STORED DATA:
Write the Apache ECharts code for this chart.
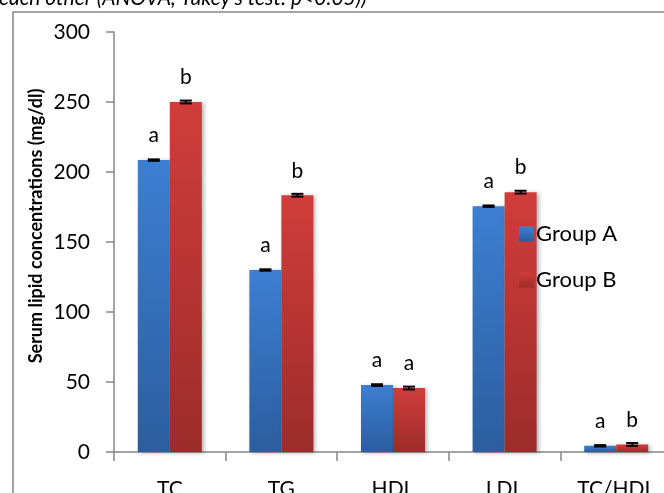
<!DOCTYPE html>
<html>
<head>
<meta charset="utf-8">
<script src="https://cdn.jsdelivr.net/npm/echarts@6/dist/echarts.min.js"></script>
<style>html,body{margin:0;padding:0;background:#fff}#c{width:664px;height:493px}</style>
</head>
<body>
<div id="c"></div>
<script>
const categories = ['TC', 'TG', 'HDL', 'LDL', 'TC/HDL'];
const groupA = [208.5, 130, 47.8, 175.6, 4.4];
const groupB = [250, 183.4, 45.7, 185.6, 5.4];
const errA = [0.5, 0.5, 0.6, 0.5, 0.5];
const errB = [1, 1, 1, 1, 1];
const lettersA = ['a', 'a', 'a', 'a', 'a'];
const lettersB = ['b', 'b', 'a', 'b', 'b'];
const yTicks = [0, 50, 100, 150, 200, 250, 300];
const seriesNames = ['Group A', 'Group B'];
const yTitle = 'Serum lipid concentrations (mg/dl)';
const topNote = "each other (ANOVA, Tukey's test: p<0.05))";

const FONT = 'Lato, Carlito, "Liberation Sans", sans-serif';
const BAR_W = 32;
const AXIS_COLOR = '#878787';

const blueGrad = new echarts.graphic.LinearGradient(0, 0, 0, 1, [
  {offset: 0, color: '#3c7fd2'}, {offset: 1, color: '#2c5d9f'}]);
const redGrad = new echarts.graphic.LinearGradient(0, 0, 0, 1, [
  {offset: 0, color: '#d03d3a'}, {offset: 1, color: '#9c2c2a'}]);

function barSeries(name, values, letters, grad) {
  return {
    name: name, type: 'bar', barWidth: BAR_W, barGap: '0%',
    data: values,
    itemStyle: {color: grad, shadowBlur: 4, shadowColor: 'rgba(0,0,0,0.3)', shadowOffsetX: 2, shadowOffsetY: 1},
    label: {show: true, position: 'top', distance: 14, color: '#000', fontFamily: FONT, fontSize: 21,
      formatter: p => letters[p.dataIndex]}
  };
}

function errSeries(values, errs, side) {
  return {
    type: 'custom', silent: true, z: 5,
    data: values.map((v, i) => [i, v, errs[i]]),
    renderItem: function (params, api) {
      const i = api.value(0), v = api.value(1), e = api.value(2);
      const hi = api.coord([i, v + e]);
      const lo = api.coord([i, v - e]);
      const x = hi[0] + side * BAR_W / 2;
      const cw = 6;
      const st = {stroke: '#000', lineWidth: 2};
      return {type: 'group', children: [
        {type: 'line', shape: {x1: x, y1: hi[1], x2: x, y2: lo[1]}, style: st},
        {type: 'line', shape: {x1: x - cw, y1: hi[1], x2: x + cw, y2: hi[1]}, style: st},
        {type: 'line', shape: {x1: x - cw, y1: lo[1], x2: x + cw, y2: lo[1]}, style: st}
      ]};
    }
  };
}

const chart = echarts.init(document.getElementById('c'), null, {renderer: 'canvas'});
chart.setOption({
  animation: false,
  backgroundColor: '#fff',
  textStyle: {fontFamily: FONT},
  grid: {left: 114, right: -8, top: 32, bottom: 41, containLabel: false, outerBoundsMode: 'none'},
  legend: {
    orient: 'vertical', left: 514, top: 218, itemWidth: 15, itemHeight: 15, itemGap: 24,
    icon: 'rect', data: seriesNames,
    textStyle: {fontFamily: FONT, fontSize: 22, color: '#000', padding: [0, 0, 0, -3]}
  },
  xAxis: {
    type: 'category', data: categories,
    axisLine: {lineStyle: {color: AXIS_COLOR, width: 1.5}},
    axisTick: {show: true, length: 9, lineStyle: {color: AXIS_COLOR, width: 1.5}},
    axisLabel: {color: '#000', fontFamily: FONT, fontSize: 21, margin: 27}
  },
  yAxis: {
    type: 'value', min: yTicks[0], max: yTicks[yTicks.length - 1], interval: yTicks[1] - yTicks[0],
    splitLine: {show: false},
    axisLine: {show: true, lineStyle: {color: AXIS_COLOR, width: 1.5}},
    axisTick: {show: true, length: 8, lineStyle: {color: AXIS_COLOR, width: 1.5}},
    axisLabel: {color: '#000', fontFamily: FONT, fontSize: 21, margin: 24}
  },
  graphic: [
    {type: 'rect', shape: {x: 13, y: 12, width: 720, height: 600}, style: {fill: 'none', stroke: AXIS_COLOR, lineWidth: 1.5}, z: -10, silent: true},
    {type: 'text', x: -1, y: 9, style: {text: topNote, font: 'italic 21px ' + FONT, fill: '#000', verticalAlign: 'bottom', align: 'left'}},
    {type: 'text', x: 36, y: 226, rotation: Math.PI / 2, style: {text: yTitle, font: 'bold 18px ' + FONT, fill: '#000', align: 'center', verticalAlign: 'middle'}}
  ],
  series: [
    barSeries(seriesNames[0], groupA, lettersA, blueGrad),
    barSeries(seriesNames[1], groupB, lettersB, redGrad),
    errSeries(groupA, errA, -1),
    errSeries(groupB, errB, 1)
  ]
});
</script>
</body>
</html>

AIM:
Reproduce the whole listing word for word, setting aside any pictures.

TASK OUTPUT:
Write the Apache ECharts code for this chart.
<!DOCTYPE html>
<html>
<head>
<meta charset="utf-8">
<script src="https://cdn.jsdelivr.net/npm/echarts@6/dist/echarts.min.js"></script>
<style>html,body{margin:0;padding:0;background:#fff}#c{width:664px;height:493px}</style>
</head>
<body>
<div id="c"></div>
<script>
const categories = ['TC', 'TG', 'HDL', 'LDL', 'TC/HDL'];
const groupA = [208.5, 130, 47.8, 175.6, 4.4];
const groupB = [250, 183.4, 45.7, 185.6, 5.4];
const errA = [0.5, 0.5, 0.6, 0.5, 0.5];
const errB = [1, 1, 1, 1, 1];
const lettersA = ['a', 'a', 'a', 'a', 'a'];
const lettersB = ['b', 'b', 'a', 'b', 'b'];
const yTicks = [0, 50, 100, 150, 200, 250, 300];
const seriesNames = ['Group A', 'Group B'];
const yTitle = 'Serum lipid concentrations (mg/dl)';
const topNote = "each other (ANOVA, Tukey's test: p<0.05))";

const FONT = 'Lato, Carlito, "Liberation Sans", sans-serif';
const BAR_W = 32;
const AXIS_COLOR = '#878787';

const blueGrad = new echarts.graphic.LinearGradient(0, 0, 0, 1, [
  {offset: 0, color: '#3c7fd2'}, {offset: 1, color: '#2c5d9f'}]);
const redGrad = new echarts.graphic.LinearGradient(0, 0, 0, 1, [
  {offset: 0, color: '#d03d3a'}, {offset: 1, color: '#9c2c2a'}]);

function barSeries(name, values, letters, grad) {
  return {
    name: name, type: 'bar', barWidth: BAR_W, barGap: '0%',
    data: values,
    itemStyle: {color: grad, shadowBlur: 4, shadowColor: 'rgba(0,0,0,0.3)', shadowOffsetX: 2, shadowOffsetY: 1},
    label: {show: true, position: 'top', distance: 14, color: '#000', fontFamily: FONT, fontSize: 21,
      formatter: p => letters[p.dataIndex]}
  };
}

function errSeries(values, errs, side) {
  return {
    type: 'custom', silent: true, z: 5,
    data: values.map((v, i) => [i, v, errs[i]]),
    renderItem: function (params, api) {
      const i = api.value(0), v = api.value(1), e = api.value(2);
      const hi = api.coord([i, v + e]);
      const lo = api.coord([i, v - e]);
      const x = hi[0] + side * BAR_W / 2;
      const cw = 6;
      const st = {stroke: '#000', lineWidth: 2};
      return {type: 'group', children: [
        {type: 'line', shape: {x1: x, y1: hi[1], x2: x, y2: lo[1]}, style: st},
        {type: 'line', shape: {x1: x - cw, y1: hi[1], x2: x + cw, y2: hi[1]}, style: st},
        {type: 'line', shape: {x1: x - cw, y1: lo[1], x2: x + cw, y2: lo[1]}, style: st}
      ]};
    }
  };
}

const chart = echarts.init(document.getElementById('c'), null, {renderer: 'canvas'});
chart.setOption({
  animation: false,
  backgroundColor: '#fff',
  textStyle: {fontFamily: FONT},
  grid: {left: 114, right: -8, top: 32, bottom: 41, containLabel: false, outerBoundsMode: 'none'},
  legend: {
    orient: 'vertical', left: 514, top: 218, itemWidth: 15, itemHeight: 15, itemGap: 24,
    icon: 'rect', data: seriesNames,
    textStyle: {fontFamily: FONT, fontSize: 22, color: '#000', padding: [0, 0, 0, -3]}
  },
  xAxis: {
    type: 'category', data: categories,
    axisLine: {lineStyle: {color: AXIS_COLOR, width: 1.5}},
    axisTick: {show: true, length: 9, lineStyle: {color: AXIS_COLOR, width: 1.5}},
    axisLabel: {color: '#000', fontFamily: FONT, fontSize: 21, margin: 27}
  },
  yAxis: {
    type: 'value', min: yTicks[0], max: yTicks[yTicks.length - 1], interval: yTicks[1] - yTicks[0],
    splitLine: {show: false},
    axisLine: {show: true, lineStyle: {color: AXIS_COLOR, width: 1.5}},
    axisTick: {show: true, length: 8, lineStyle: {color: AXIS_COLOR, width: 1.5}},
    axisLabel: {color: '#000', fontFamily: FONT, fontSize: 21, margin: 24}
  },
  graphic: [
    {type: 'rect', shape: {x: 13, y: 12, width: 720, height: 600}, style: {fill: 'none', stroke: AXIS_COLOR, lineWidth: 1.5}, z: -10, silent: true},
    {type: 'text', x: -1, y: 9, style: {text: topNote, font: 'italic 21px ' + FONT, fill: '#000', verticalAlign: 'bottom', align: 'left'}},
    {type: 'text', x: 36, y: 226, rotation: Math.PI / 2, style: {text: yTitle, font: 'bold 18px ' + FONT, fill: '#000', align: 'center', verticalAlign: 'middle'}}
  ],
  series: [
    barSeries(seriesNames[0], groupA, lettersA, blueGrad),
    barSeries(seriesNames[1], groupB, lettersB, redGrad),
    errSeries(groupA, errA, -1),
    errSeries(groupB, errB, 1)
  ]
});
</script>
</body>
</html>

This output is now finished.